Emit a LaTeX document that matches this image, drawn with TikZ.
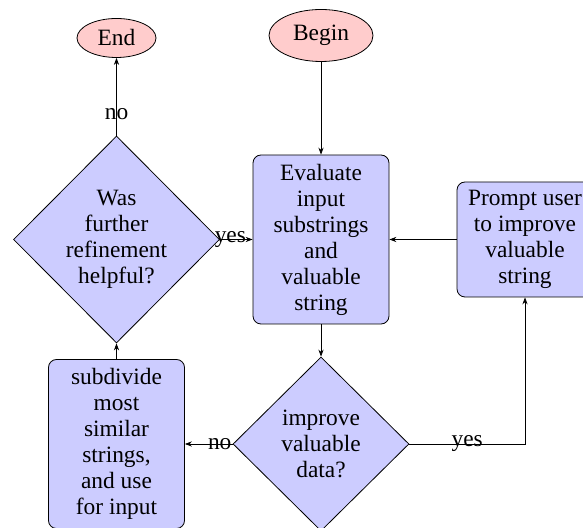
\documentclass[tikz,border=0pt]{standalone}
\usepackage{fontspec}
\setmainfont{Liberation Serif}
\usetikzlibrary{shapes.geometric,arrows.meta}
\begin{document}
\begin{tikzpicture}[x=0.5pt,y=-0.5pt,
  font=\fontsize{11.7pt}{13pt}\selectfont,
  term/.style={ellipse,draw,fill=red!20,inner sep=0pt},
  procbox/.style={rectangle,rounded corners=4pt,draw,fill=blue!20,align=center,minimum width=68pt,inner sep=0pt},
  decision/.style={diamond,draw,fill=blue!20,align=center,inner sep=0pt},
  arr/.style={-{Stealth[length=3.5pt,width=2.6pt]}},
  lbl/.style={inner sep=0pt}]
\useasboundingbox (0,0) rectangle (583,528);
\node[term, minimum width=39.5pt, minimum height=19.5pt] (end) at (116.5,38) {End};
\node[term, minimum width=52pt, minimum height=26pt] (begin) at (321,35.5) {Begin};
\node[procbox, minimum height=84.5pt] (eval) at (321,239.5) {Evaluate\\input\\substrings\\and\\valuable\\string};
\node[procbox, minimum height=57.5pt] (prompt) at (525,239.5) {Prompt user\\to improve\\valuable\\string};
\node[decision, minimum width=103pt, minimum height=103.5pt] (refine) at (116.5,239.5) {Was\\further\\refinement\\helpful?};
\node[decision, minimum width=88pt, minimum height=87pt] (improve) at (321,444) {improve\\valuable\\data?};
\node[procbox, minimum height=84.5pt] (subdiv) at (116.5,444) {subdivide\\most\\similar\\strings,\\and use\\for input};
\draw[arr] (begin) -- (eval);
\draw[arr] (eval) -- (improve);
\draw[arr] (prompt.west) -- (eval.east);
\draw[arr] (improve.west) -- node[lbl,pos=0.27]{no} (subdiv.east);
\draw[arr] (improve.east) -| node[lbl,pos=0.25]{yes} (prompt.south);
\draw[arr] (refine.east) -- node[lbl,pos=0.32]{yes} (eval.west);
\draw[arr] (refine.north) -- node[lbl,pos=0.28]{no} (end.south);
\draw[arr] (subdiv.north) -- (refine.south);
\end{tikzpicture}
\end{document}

+--

Exercise: Except for the pictures, copy the material above exactly.

Problem solution:
Emit a LaTeX document that matches this image, drawn with TikZ.
\documentclass[tikz,border=0pt]{standalone}
\usepackage{fontspec}
\setmainfont{Liberation Serif}
\usetikzlibrary{shapes.geometric,arrows.meta}
\begin{document}
\begin{tikzpicture}[x=0.5pt,y=-0.5pt,
  font=\fontsize{11.7pt}{13pt}\selectfont,
  term/.style={ellipse,draw,fill=red!20,inner sep=0pt},
  procbox/.style={rectangle,rounded corners=4pt,draw,fill=blue!20,align=center,minimum width=68pt,inner sep=0pt},
  decision/.style={diamond,draw,fill=blue!20,align=center,inner sep=0pt},
  arr/.style={-{Stealth[length=3.5pt,width=2.6pt]}},
  lbl/.style={inner sep=0pt}]
\useasboundingbox (0,0) rectangle (583,528);
\node[term, minimum width=39.5pt, minimum height=19.5pt] (end) at (116.5,38) {End};
\node[term, minimum width=52pt, minimum height=26pt] (begin) at (321,35.5) {Begin};
\node[procbox, minimum height=84.5pt] (eval) at (321,239.5) {Evaluate\\input\\substrings\\and\\valuable\\string};
\node[procbox, minimum height=57.5pt] (prompt) at (525,239.5) {Prompt user\\to improve\\valuable\\string};
\node[decision, minimum width=103pt, minimum height=103.5pt] (refine) at (116.5,239.5) {Was\\further\\refinement\\helpful?};
\node[decision, minimum width=88pt, minimum height=87pt] (improve) at (321,444) {improve\\valuable\\data?};
\node[procbox, minimum height=84.5pt] (subdiv) at (116.5,444) {subdivide\\most\\similar\\strings,\\and use\\for input};
\draw[arr] (begin) -- (eval);
\draw[arr] (eval) -- (improve);
\draw[arr] (prompt.west) -- (eval.east);
\draw[arr] (improve.west) -- node[lbl,pos=0.27]{no} (subdiv.east);
\draw[arr] (improve.east) -| node[lbl,pos=0.25]{yes} (prompt.south);
\draw[arr] (refine.east) -- node[lbl,pos=0.32]{yes} (eval.west);
\draw[arr] (refine.north) -- node[lbl,pos=0.28]{no} (end.south);
\draw[arr] (subdiv.north) -- (refine.south);
\end{tikzpicture}
\end{document}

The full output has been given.